INFORMATION PROVIDED »
━━━━━━━━━━━━━━━━━━━━

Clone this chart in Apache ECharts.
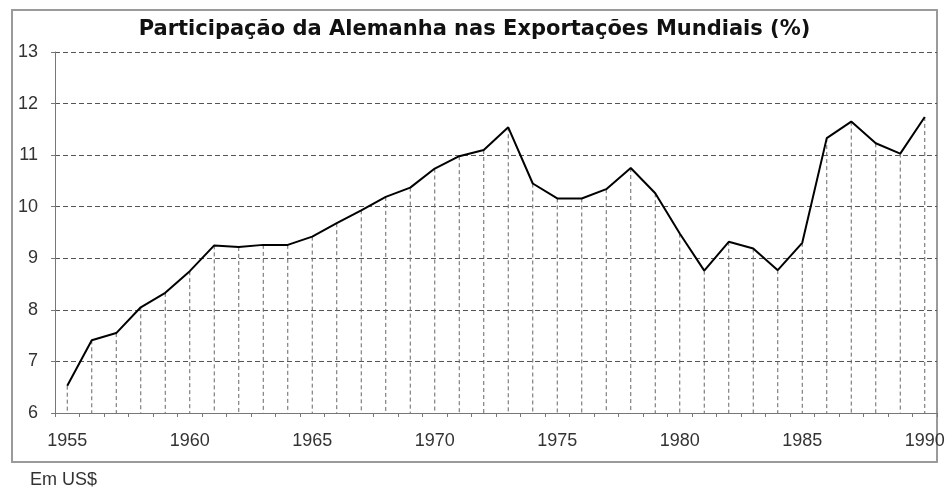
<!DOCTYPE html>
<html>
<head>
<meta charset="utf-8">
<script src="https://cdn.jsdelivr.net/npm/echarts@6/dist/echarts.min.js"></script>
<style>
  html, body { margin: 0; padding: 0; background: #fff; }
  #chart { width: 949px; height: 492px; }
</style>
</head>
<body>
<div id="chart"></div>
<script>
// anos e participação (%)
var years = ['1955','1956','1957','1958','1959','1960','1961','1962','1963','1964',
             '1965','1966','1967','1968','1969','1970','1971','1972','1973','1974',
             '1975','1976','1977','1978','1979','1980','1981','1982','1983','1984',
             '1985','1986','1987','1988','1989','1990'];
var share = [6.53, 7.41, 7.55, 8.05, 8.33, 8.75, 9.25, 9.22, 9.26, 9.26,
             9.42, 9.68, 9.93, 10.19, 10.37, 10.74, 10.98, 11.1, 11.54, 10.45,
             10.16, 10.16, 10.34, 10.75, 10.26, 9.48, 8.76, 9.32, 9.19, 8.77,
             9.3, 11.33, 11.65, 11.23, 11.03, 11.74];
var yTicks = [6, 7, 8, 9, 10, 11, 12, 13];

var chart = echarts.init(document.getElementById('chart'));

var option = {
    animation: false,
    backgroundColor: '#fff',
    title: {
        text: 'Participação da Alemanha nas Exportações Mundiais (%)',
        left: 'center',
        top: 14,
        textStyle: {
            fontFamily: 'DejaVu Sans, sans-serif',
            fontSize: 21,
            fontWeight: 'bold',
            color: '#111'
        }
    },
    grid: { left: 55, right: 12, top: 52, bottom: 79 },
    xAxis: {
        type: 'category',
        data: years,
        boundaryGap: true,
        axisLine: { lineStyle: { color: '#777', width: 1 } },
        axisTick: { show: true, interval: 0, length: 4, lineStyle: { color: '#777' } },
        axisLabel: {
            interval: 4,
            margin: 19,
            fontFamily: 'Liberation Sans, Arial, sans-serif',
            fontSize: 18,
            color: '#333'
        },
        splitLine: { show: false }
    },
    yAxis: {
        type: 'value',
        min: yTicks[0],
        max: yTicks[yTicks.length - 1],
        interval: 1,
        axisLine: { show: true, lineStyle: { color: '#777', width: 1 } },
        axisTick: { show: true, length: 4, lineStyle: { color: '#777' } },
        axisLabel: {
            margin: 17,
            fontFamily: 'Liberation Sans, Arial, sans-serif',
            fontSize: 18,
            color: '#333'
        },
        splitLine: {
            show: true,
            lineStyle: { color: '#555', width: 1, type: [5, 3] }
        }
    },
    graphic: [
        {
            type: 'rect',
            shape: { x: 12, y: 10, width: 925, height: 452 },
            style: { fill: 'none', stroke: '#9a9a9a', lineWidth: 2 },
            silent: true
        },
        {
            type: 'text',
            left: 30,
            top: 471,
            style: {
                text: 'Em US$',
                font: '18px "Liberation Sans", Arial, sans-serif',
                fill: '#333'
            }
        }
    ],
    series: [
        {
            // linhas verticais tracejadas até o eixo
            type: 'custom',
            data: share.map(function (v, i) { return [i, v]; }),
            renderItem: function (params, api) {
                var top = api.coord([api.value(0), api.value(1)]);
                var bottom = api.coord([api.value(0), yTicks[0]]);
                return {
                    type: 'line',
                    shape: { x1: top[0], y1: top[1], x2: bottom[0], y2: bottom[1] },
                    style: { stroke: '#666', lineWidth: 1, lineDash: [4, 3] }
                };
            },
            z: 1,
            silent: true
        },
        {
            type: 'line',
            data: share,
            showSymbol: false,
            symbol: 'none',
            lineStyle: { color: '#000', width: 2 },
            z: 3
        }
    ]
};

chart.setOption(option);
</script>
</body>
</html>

━━━━━━━━━━━━━━━━━━━━

WHAT YOU ARE ASKED TO DO » Quote the material in full and exactly; do not carry over its pictures.

SOLVED PROBLEM »
Clone this chart in Apache ECharts.
<!DOCTYPE html>
<html>
<head>
<meta charset="utf-8">
<script src="https://cdn.jsdelivr.net/npm/echarts@6/dist/echarts.min.js"></script>
<style>
  html, body { margin: 0; padding: 0; background: #fff; }
  #chart { width: 949px; height: 492px; }
</style>
</head>
<body>
<div id="chart"></div>
<script>
// anos e participação (%)
var years = ['1955','1956','1957','1958','1959','1960','1961','1962','1963','1964',
             '1965','1966','1967','1968','1969','1970','1971','1972','1973','1974',
             '1975','1976','1977','1978','1979','1980','1981','1982','1983','1984',
             '1985','1986','1987','1988','1989','1990'];
var share = [6.53, 7.41, 7.55, 8.05, 8.33, 8.75, 9.25, 9.22, 9.26, 9.26,
             9.42, 9.68, 9.93, 10.19, 10.37, 10.74, 10.98, 11.1, 11.54, 10.45,
             10.16, 10.16, 10.34, 10.75, 10.26, 9.48, 8.76, 9.32, 9.19, 8.77,
             9.3, 11.33, 11.65, 11.23, 11.03, 11.74];
var yTicks = [6, 7, 8, 9, 10, 11, 12, 13];

var chart = echarts.init(document.getElementById('chart'));

var option = {
    animation: false,
    backgroundColor: '#fff',
    title: {
        text: 'Participação da Alemanha nas Exportações Mundiais (%)',
        left: 'center',
        top: 14,
        textStyle: {
            fontFamily: 'DejaVu Sans, sans-serif',
            fontSize: 21,
            fontWeight: 'bold',
            color: '#111'
        }
    },
    grid: { left: 55, right: 12, top: 52, bottom: 79 },
    xAxis: {
        type: 'category',
        data: years,
        boundaryGap: true,
        axisLine: { lineStyle: { color: '#777', width: 1 } },
        axisTick: { show: true, interval: 0, length: 4, lineStyle: { color: '#777' } },
        axisLabel: {
            interval: 4,
            margin: 19,
            fontFamily: 'Liberation Sans, Arial, sans-serif',
            fontSize: 18,
            color: '#333'
        },
        splitLine: { show: false }
    },
    yAxis: {
        type: 'value',
        min: yTicks[0],
        max: yTicks[yTicks.length - 1],
        interval: 1,
        axisLine: { show: true, lineStyle: { color: '#777', width: 1 } },
        axisTick: { show: true, length: 4, lineStyle: { color: '#777' } },
        axisLabel: {
            margin: 17,
            fontFamily: 'Liberation Sans, Arial, sans-serif',
            fontSize: 18,
            color: '#333'
        },
        splitLine: {
            show: true,
            lineStyle: { color: '#555', width: 1, type: [5, 3] }
        }
    },
    graphic: [
        {
            type: 'rect',
            shape: { x: 12, y: 10, width: 925, height: 452 },
            style: { fill: 'none', stroke: '#9a9a9a', lineWidth: 2 },
            silent: true
        },
        {
            type: 'text',
            left: 30,
            top: 471,
            style: {
                text: 'Em US$',
                font: '18px "Liberation Sans", Arial, sans-serif',
                fill: '#333'
            }
        }
    ],
    series: [
        {
            // linhas verticais tracejadas até o eixo
            type: 'custom',
            data: share.map(function (v, i) { return [i, v]; }),
            renderItem: function (params, api) {
                var top = api.coord([api.value(0), api.value(1)]);
                var bottom = api.coord([api.value(0), yTicks[0]]);
                return {
                    type: 'line',
                    shape: { x1: top[0], y1: top[1], x2: bottom[0], y2: bottom[1] },
                    style: { stroke: '#666', lineWidth: 1, lineDash: [4, 3] }
                };
            },
            z: 1,
            silent: true
        },
        {
            type: 'line',
            data: share,
            showSymbol: false,
            symbol: 'none',
            lineStyle: { color: '#000', width: 2 },
            z: 3
        }
    ]
};

chart.setOption(option);
</script>
</body>
</html>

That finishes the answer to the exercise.